Create New Excepted Benefit Category For HRAs, Group Suggests

A new excepted benefit category for stand-alone health reimbursement arrangements (HRA) should be created, according to a letter from the Employers Council on Flexible Compensation (ECFC) to the Departments of the Health and Human Services, Treasury, and Labor (Departments). The new category is needed because of the Patient Protection and Affordable Care Act’s (ACA) effect on these arrangements.

“ECFC believes that HRAs can and should play an ongoing role in the post-ACA health insurance marketplace. In fact, HRAs are viewed by many as an essential tool when combined with certain ACA provisions to improve health care efficiency,” the letter stated.

“Unfortunately, the ACA prohibitions on annual and lifetime limits may hinder the establishment of stand-alone HRAs for many employers, an outcome which, in our view, runs counter to the central health reform goal of ensuring the availability of affordable choices for employers and employees. Additionally, the required contributions toward reinsurance payments (rumored to be as much as $60 per covered life beginning in 2014) under the ACA would apparently apply to third party administrators on behalf of HRAs if an exemption is not available. Since HRAs are entirely funded with employer contributions, this additional fee would weigh heavily upon the employers who offer HRAs—perhaps causing employers to drop this valuable tool for consumer driven health care,” the letter continued.

The ECFC sets forth the following specific recommendations for the Departments to consider when crafting and issuing guidance on this issue:

1. Use pre-established standards for flexible spending arrangements (FSAs) under Code Sec. 106(c)(2) to establish a new excepted benefit category for stand-alone HRAs as a limited excepted benefit with safe harbors under Treasury Reg. Sec. 54.9831-1(c)(3).

2. Specify that an HRA that has sufficient value and that is used to pay for either individual or group minimum essential coverage also fulfills the employer’s pay or play mandate and would not be an excepted benefit under the above proposed definition. Employers would specify when the HRA should be considered for this purpose through an easy to administer “check the box” type approach, as part of the new reporting requirements for employers under the ACA related to the pay-or-play mandate. Such an approach would have the following important and practical outcomes:

a. An HRA that is minimum essential coverage (when integrated with a policy or plan that meets affordability and minimum value rules) would satisfy the employer pay-or-play mandate, but an HRA that is not minimum essential coverage (i.e., because it fails to meet affordability and minimum value rules) would not fulfill the employer’s obligation.

b. An HRA that is minimum essential coverage would satisfy the individual mandate, but those not meeting the minimum essential coverage rules would not.

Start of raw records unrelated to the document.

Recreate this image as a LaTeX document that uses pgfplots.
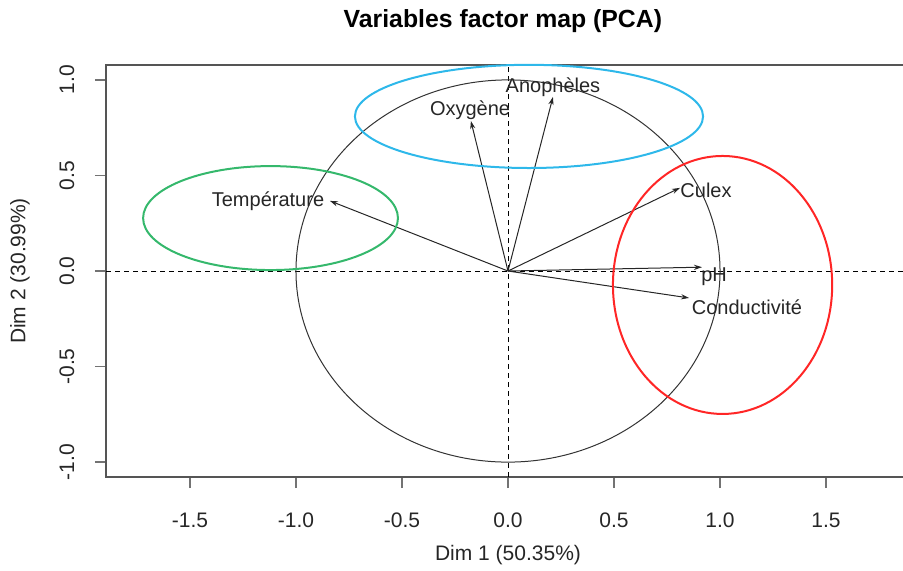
\documentclass[border=0pt]{standalone}
\usepackage{fontspec}
\setmainfont{Liberation Sans}
\usepackage{pgfplots}
\pgfplotsset{compat=1.18}
\usetikzlibrary{calc,arrows.meta}
\definecolor{cgreen}{HTML}{35B86C}
\definecolor{cblue}{HTML}{2EB8EA}
\definecolor{cred}{HTML}{FF2626}
\definecolor{caxis}{HTML}{555555}

\begin{document}
\begin{tikzpicture}
\begin{axis}[
  name=ax,
  scale only axis, width=398.5pt, height=206pt,
  xmin=-1.896, xmax=1.863, ymin=-1.078, ymax=1.078,
  xtick={-1.5,-1,-0.5,0,0.5,1,1.5},
  xticklabels={-1.5,-1.0,-0.5,0.0,0.5,1.0,1.5},
  ytick={-1,-0.5,0,0.5,1},
  yticklabels={-1.0,-0.5,0.0,0.5,1.0},
  xtick pos=bottom, ytick pos=left, tick align=outside,
  major tick length=5.5pt,
  every tick/.style={draw=black!55, line width=0.8pt},
  axis line style={draw=none},
  ticklabel style={font=\fontsize{10.5}{12}\selectfont, text=black!85},
  xticklabel style={anchor=center, yshift=-16pt},
  yticklabel style={anchor=center, xshift=-14pt, rotate=90},
  clip=false,
  arr/.style={black!85, line width=0.5pt, -{Stealth[length=4pt,width=2.6pt]}},
]
% box (right side cropped in the reference)
\draw[caxis, line width=0.8pt] (rel axis cs:1,1) -- (rel axis cs:0,1) -- (rel axis cs:0,0) -- (rel axis cs:1,0);

% reference lines
\addplot[black, line width=0.5pt, dash pattern=on 2.5pt off 2pt] coordinates {(-1.896,0) (1.863,0)};
\addplot[black, line width=0.5pt, dash pattern=on 2.5pt off 2pt] coordinates {(0,-1.078) (0,1.078)};

% correlation circle
\draw[black!80, line width=0.5pt] (axis cs:0,0) ellipse [x radius=1, y radius=1];

% variable arrows
\addplot[arr] coordinates {(0,0) (0.212,0.911)};
\addplot[arr] coordinates {(0,0) (-0.175,0.785)};
\addplot[arr] coordinates {(0,0) (0.811,0.435)};
\addplot[arr] coordinates {(0,0) (0.915,0.020)};
\addplot[arr] coordinates {(0,0) (0.854,-0.141)};
\addplot[arr] coordinates {(0,0) (-0.840,0.367)};

\begin{scope}[every node/.style={font=\fontsize{10}{12}\selectfont, text=black!85, inner sep=0pt}]
\node at (axis cs:0.212,0.963) {Anophèles};
\node at (axis cs:-0.179,0.843) {Oxygène};
\node at (axis cs:0.934,0.424) {Culex};
\node at (axis cs:0.972,-0.031) {pH};
\node at (axis cs:1.127,-0.188) {Conductivité};
\node at (axis cs:-1.132,0.366) {Température};
\end{scope}

% highlighted groups
\draw[cgreen, line width=1pt] (axis cs:-1.120,0.277) ellipse [x radius=0.601, y radius=0.272];
\draw[cblue, line width=1pt] (axis cs:0.099,0.809) ellipse [x radius=0.821, y radius=0.270];
\draw[cred, line width=1pt] (axis cs:1.012,-0.073) ellipse [x radius=0.517, y radius=0.675];

\coordinate (sw) at (rel axis cs:0,0);
\coordinate (ne) at (rel axis cs:1,1);
\coordinate (tt) at (rel axis cs:0.498,1);
\coordinate (xl) at (rel axis cs:0.5044,0);
\coordinate (yl) at (rel axis cs:0,0.5);
\end{axis}

% titles
\node[font=\bfseries\fontsize{12.4}{14}\selectfont, inner sep=0pt, yshift=22pt] at (tt) {Variables factor map (PCA)};
\node[font=\fontsize{10.5}{12}\selectfont, text=black!85, inner sep=0pt, yshift=-39pt] at (xl) {Dim 1 (50.35\%)};
\node[font=\fontsize{10.5}{12}\selectfont, text=black!85, inner sep=0pt, xshift=-43pt, rotate=90] at (yl) {Dim 2 (30.99\%)};

\pgfresetboundingbox
\path[use as bounding box] ($(sw)+(-53pt,-46.5pt)$) rectangle ($(ne)+(0pt,32.5pt)$);
\end{tikzpicture}
\end{document}
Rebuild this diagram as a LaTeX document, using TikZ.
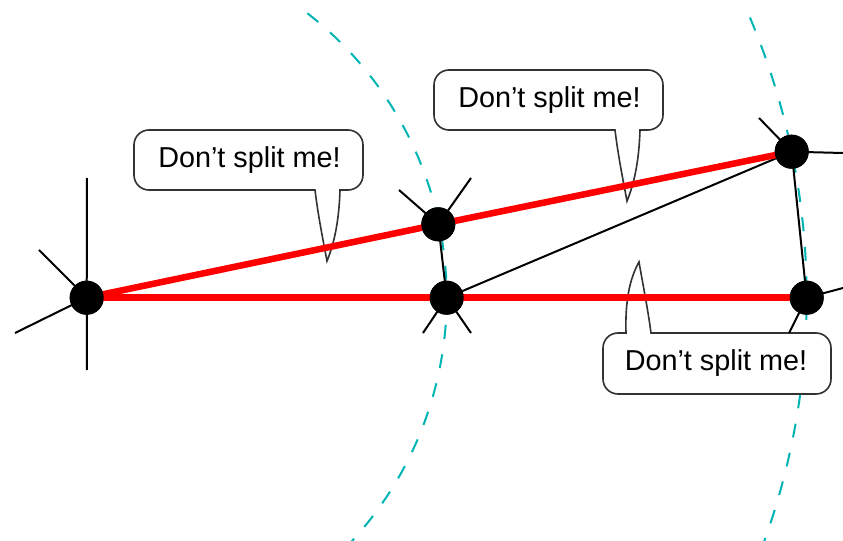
\documentclass[tikz,border=0pt]{standalone}
\usepackage{fontspec}
\setmainfont{Liberation Sans}
\definecolor{arccol}{RGB}{0,180,180}
\definecolor{rimcol}{RGB}{50,50,50}
\begin{document}
\begin{tikzpicture}[x=0.75pt,y=0.75pt,
  dot/.style={circle,fill=black,inner sep=0pt,minimum size=25.5pt},
  spoke/.style={black,line width=1.5pt},
  redline/.style={red,line width=4.9pt},
  guide/.style={arccol,line width=1.5pt,dash pattern=on 10.5pt off 11.7pt},
  callout/.style={draw=rimcol,fill=white,line width=1.2pt},
  say/.style={font=\fontsize{21.6}{25}\selectfont,inner sep=0pt}]
\useasboundingbox (0,0) rectangle (843,540);
% positions
\coordinate (pA) at (86.7,242.3);
\coordinate (pB) at (438.3,315.7);
\coordinate (pC) at (446.7,242.3);
\coordinate (pD) at (791.7,388.3);
\coordinate (pE) at (806.7,242.3);
% guide arcs centred at A
\draw[guide] (pA) ++(52.2:360) arc[start angle=52.2,end angle=-43.5,radius=360];
\draw[guide] (pA) ++(22.9:720) arc[start angle=22.9,end angle=-21,radius=720];
% callouts
\draw[callout] (134,365) -- (134,395) arc[start angle=180,end angle=90,radius=15]
  -- (348,410) arc[start angle=90,end angle=0,radius=15]
  -- (363,365) arc[start angle=0,end angle=-90,radius=15]
  -- (340,350) .. controls (339,318) and (334,296) .. (327,279)
  .. controls (323,300) and (318,325) .. (315,350)
  -- (149,350) arc[start angle=270,end angle=180,radius=15] -- cycle;
\node[say] (t1) at (249.5,380) {Don’t split me!};
\draw[callout] (434,425) -- (434,455) arc[start angle=180,end angle=90,radius=15]
  -- (648,470) arc[start angle=90,end angle=0,radius=15]
  -- (663,425) arc[start angle=0,end angle=-90,radius=15]
  -- (640,410) .. controls (639,378) and (634,356) .. (627,339)
  .. controls (623,360) and (618,385) .. (615,410)
  -- (449,410) arc[start angle=270,end angle=180,radius=15] -- cycle;
\node[say] (t2) at (549.5,440) {Don’t split me!};
\draw[callout] (603,161) -- (603,192) arc[start angle=180,end angle=90,radius=15]
  -- (626,207) .. controls (625,240) and (630,262) .. (639,278)
  .. controls (643,255) and (648,230) .. (651,207)
  -- (816,207) arc[start angle=90,end angle=0,radius=15]
  -- (831,161) arc[start angle=0,end angle=-90,radius=15]
  -- (618,146) arc[start angle=270,end angle=180,radius=15] -- cycle;
\node[say] (t3) at (716,176.5) {Don’t split me!};
% spoke ends
\coordinate (a1) at (87,362); \coordinate (a2) at (87,170);
\coordinate (a3) at (39,290); \coordinate (a4) at (15,207);
\coordinate (b1) at (399,350); \coordinate (b2) at (471,362);
\coordinate (c1) at (423,207); \coordinate (c2) at (471,207);
\coordinate (d1) at (759,422); \coordinate (d2) at (843,387);
\coordinate (e1) at (843,252); \coordinate (e2) at (789,207);
% nodes
\node[dot] (A) at (pA) {};
\node[dot] (B) at (pB) {};
\node[dot] (C) at (pC) {};
\node[dot] (D) at (pD) {};
\node[dot] (E) at (pE) {};
% spokes and black edges
\draw[spoke] (A.center) -- (a1) (A.center) -- (a2) (A.center) -- (a3) (A.center) -- (a4);
\draw[spoke] (B.center) -- (b1) (B.center) -- (b2);
\draw[spoke] (C.center) -- (c1) (C.center) -- (c2);
\draw[spoke] (D.center) -- (d1) (D.center) -- (d2);
\draw[spoke] (E.center) -- (e1) (E.center) -- (e2);
\draw[spoke] (B.center) -- (C.center);
\draw[spoke] (C.center) -- (D.center);
\draw[spoke] (D.center) -- (E.center);
% red edges
\draw[redline] (A.center) -- (B.center);
\draw[redline] (B.center) -- (D.center);
\draw[redline] (A.center) -- (C.center);
\draw[redline] (C.center) -- (E.center);
% redraw dots on top
\foreach \n in {A,B,C,D,E} \fill[black] (\n.center) circle[radius=12.75pt];
\end{tikzpicture}
\end{document}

c. An HRA that is minimum essential coverage when integrated with a policy or plan that meets affordability and minimum value rules would prevent individuals from obtaining subsidies through the exchanges, but an HRA that is not minimum essential coverage (i.e., that does not satisfy the affordability and minimum value rules) would not prohibit individuals from obtaining subsidized coverage through the exchanges.

3. Broaden the current special rule regarding annual and lifetime limits for HRAs offered in conjunction with a group health plan (“integrated” HRAs) to provide that an HRA that is either (a) offered in addition to coverage that meets ACA annual and lifetime cap requirements, or (b) has sufficient value to purchase and is used to purchase an individual or group policy that meets minimum essential coverage requirements satisfies the annual and lifetime cap requirements.